Besonders engagiert sind die «Zukunftskinder» am Hauptbahnhof unterwegs: Eine grosse Kiste, gefüllt mit Laborproben tragen die Jungs zu zweit quer durch die Bahnhof. Ganz bequem für mich derart unbeschwert zu arbeiten. Die Sendung laden wir von einem Zug in einen anderen. «Kisten können ja nicht alleine umsteigen», wird mir lehrmeisterlich erklärt. Dieser Transport wird im Rahmen des Angebots von «Swissconnect» ausgeführt. Die Genossenschaft Veloblitz ist Partner dieses nationalen Netzwerks, das etwa achtzig lokale Kurierfirmen vereint.
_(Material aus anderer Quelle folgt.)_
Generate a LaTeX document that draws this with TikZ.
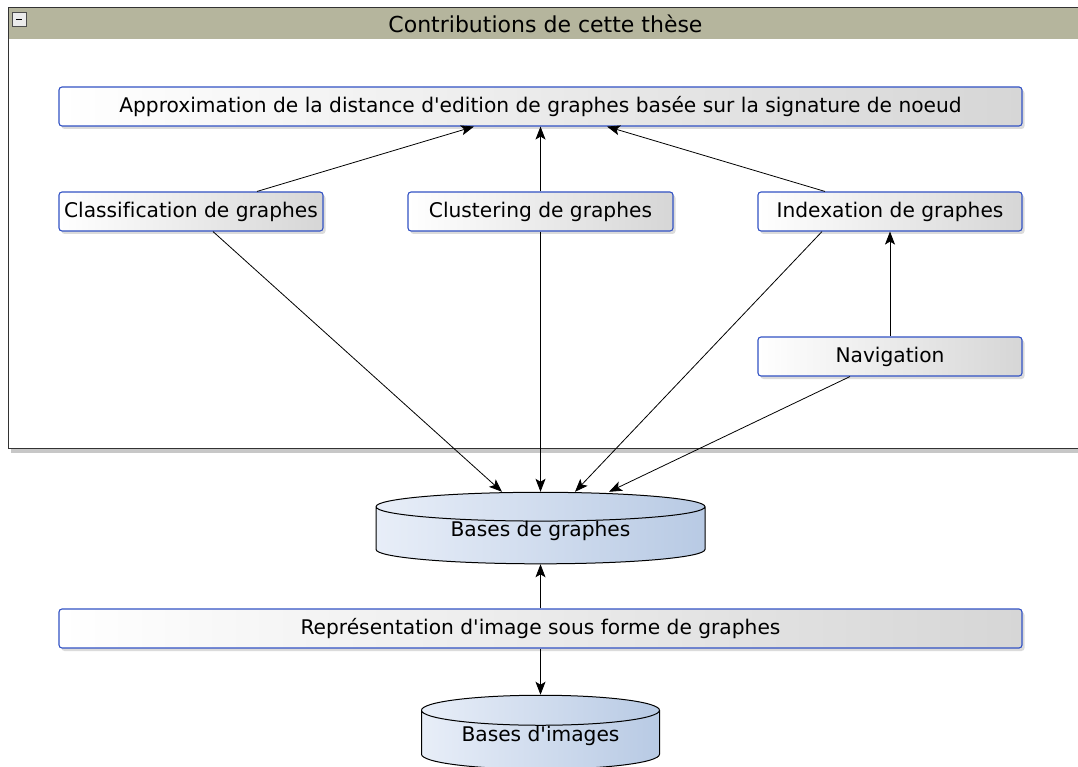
\documentclass[tikz,border=0pt]{standalone}
\usepackage{fontspec}
\setmainfont{DejaVu Sans}[Ligatures={NoCommon}]
\usetikzlibrary{arrows.meta,shapes.geometric,shadows}

\definecolor{headband}{RGB}{181,181,157}
\definecolor{boxblue}{RGB}{50,82,196}
\definecolor{boxgray}{RGB}{214,214,214}
\definecolor{cylleft}{RGB}{232,238,248}
\definecolor{cylright}{RGB}{184,202,228}

\tikzset{
  topicbox/.style={draw=boxblue, line width=1.1pt, rounded corners=3pt,
    left color=white, right color=boxgray, minimum height=39pt, inner sep=0pt,
    font=\fontsize{20.2}{23}\selectfont,
    drop shadow={opacity=0.28, shadow xshift=2.5pt, shadow yshift=-3pt}},
  database/.style={cylinder, shape border rotate=90, draw=black, line width=1pt,
    left color=cylleft, right color=cylright, inner sep=0pt, text depth=12.5pt,
    font=\fontsize{20.2}{23}\selectfont},
  link/.style={-{Stealth[length=13pt,width=10pt,inset=3pt]}, line width=0.8pt}
}

\begin{document}
\begin{tikzpicture}[x=1pt,y=-1pt]
  %%%%% FRAME %%%%%
  \useasboundingbox (0,0) rectangle (1078,767);
  \fill[white] (0,0) rectangle (1078,767);

  \fill[black!22] (11,448) rectangle (1090,452.5);
  \draw[line width=1pt, color=black!80, fill=white] (8,8) rectangle (1090,448);
  \fill[headband] (8.5,8.5) rectangle (1090,39);
  \draw[line width=1pt, color=black!80] (8,8) -- (1090,8);

  \node[draw=black!70, fill=black!8, line width=0.8pt, minimum size=14pt, inner sep=0pt] (fold) at (19,19.5) {};
  \draw[line width=1.8pt] ([xshift=-3pt]fold.center) -- ([xshift=3pt]fold.center);
  \node[font=\fontsize{22}{25}\selectfont] (title) at (545.5,24) {Contributions de cette thèse};

  %%%%% NODES %%%%%
  \node[topicbox, minimum width=963pt] (approx) at (540.5,106.5) {Approximation de la distance d\textquotesingle edition de graphes basée sur la signature de noeud};

  \node[topicbox, minimum width=264pt] (cls) at (191,211.5) {Classification de graphes};
  \node[topicbox, minimum width=265pt] (clu) at (540.5,211.5) {Clustering de graphes};
  \node[topicbox, minimum width=264pt] (idx) at (890,211.5) {Indexation de graphes};
  \node[topicbox, minimum width=264pt] (nav) at (890,356.5) {Navigation};

  \node[database, aspect=0.16, minimum width=329pt, minimum height=68pt] (bg) at (540.5,535.5) {Bases de graphes};
  \node[topicbox, minimum width=963pt] (rep) at (540.5,628.5) {Représentation d\textquotesingle image sous forme de graphes};
  \node[database, aspect=0.19, minimum width=238pt, minimum height=74pt] (bi) at (540.5,740) {Bases d\textquotesingle images};

  %%%%% LINKS %%%%%
  \draw[link] ([xshift=66pt]cls.north) -- ([xshift=-66.5pt]approx.south);
  \draw[link] (clu.north) -- (approx.south);
  \draw[link] ([xshift=-65pt]idx.north) -- ([xshift=66.5pt]approx.south);
  \draw[link] (nav.north) -- (idx.south);

  \draw[link] ([xshift=22pt]cls.south) -- ([xshift=-38.5pt]bg.north);
  \draw[link] (clu.south) -- (bg.north);
  \draw[link] ([xshift=-68pt]idx.south) -- ([xshift=34.5pt]bg.north);
  \draw[link] ([xshift=-40pt]nav.south) -- ([xshift=68.5pt]bg.north);

  \draw[link] (rep.north) -- (bg.south);
  \draw[link] (rep.south) -- (bi.north);
\end{tikzpicture}
\end{document}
Durch die Kombination von Transporten per Velo, Zug und Auto werden so maximal schnelle und effiziente Transporte in der ganzen Schweiz ermöglicht. Nachdem wir unsere Kiste erfolgreich in einem geschlossenen Abteil im Zug deponiert haben, muss ich lediglich die Kinder überzeugen, selbst aus demselben wieder auszusteigen
«Die Kiste kann nicht alleine umsteigen», deshalb laden Velokuriere bei nationalen Transporten Sendungen von einem Zug in den nächsten. (Bild: Aline Künzler)
Zurück in der Zentrale rechnen wir stolz unsere Auftragszahlen zusammen. Fünf Fahrten für eine erste Schicht – nicht schlecht. Da werden die Kids fast schon frech und bezichtigen einen Büro-Mitarbeitenden des Nichtstuns: «Du hast gar nicht gearbeitet.» Der Satz ist nicht boshaft, aber doch ernst gemeint. Wir diskutieren die Diskrepanz zwischen sichtbarer und unsichtbarer Arbeit.
Für gelingende Transporte als Velokurier braucht es nicht nur starke Wädli und guten Orientierungssinn, sondern auch freundliche Kundenberater sowie konzentrierte Disponentinnen. Die Kids sind sich aber trotzdem einig: «Velo bockt schon mehr als Büro.»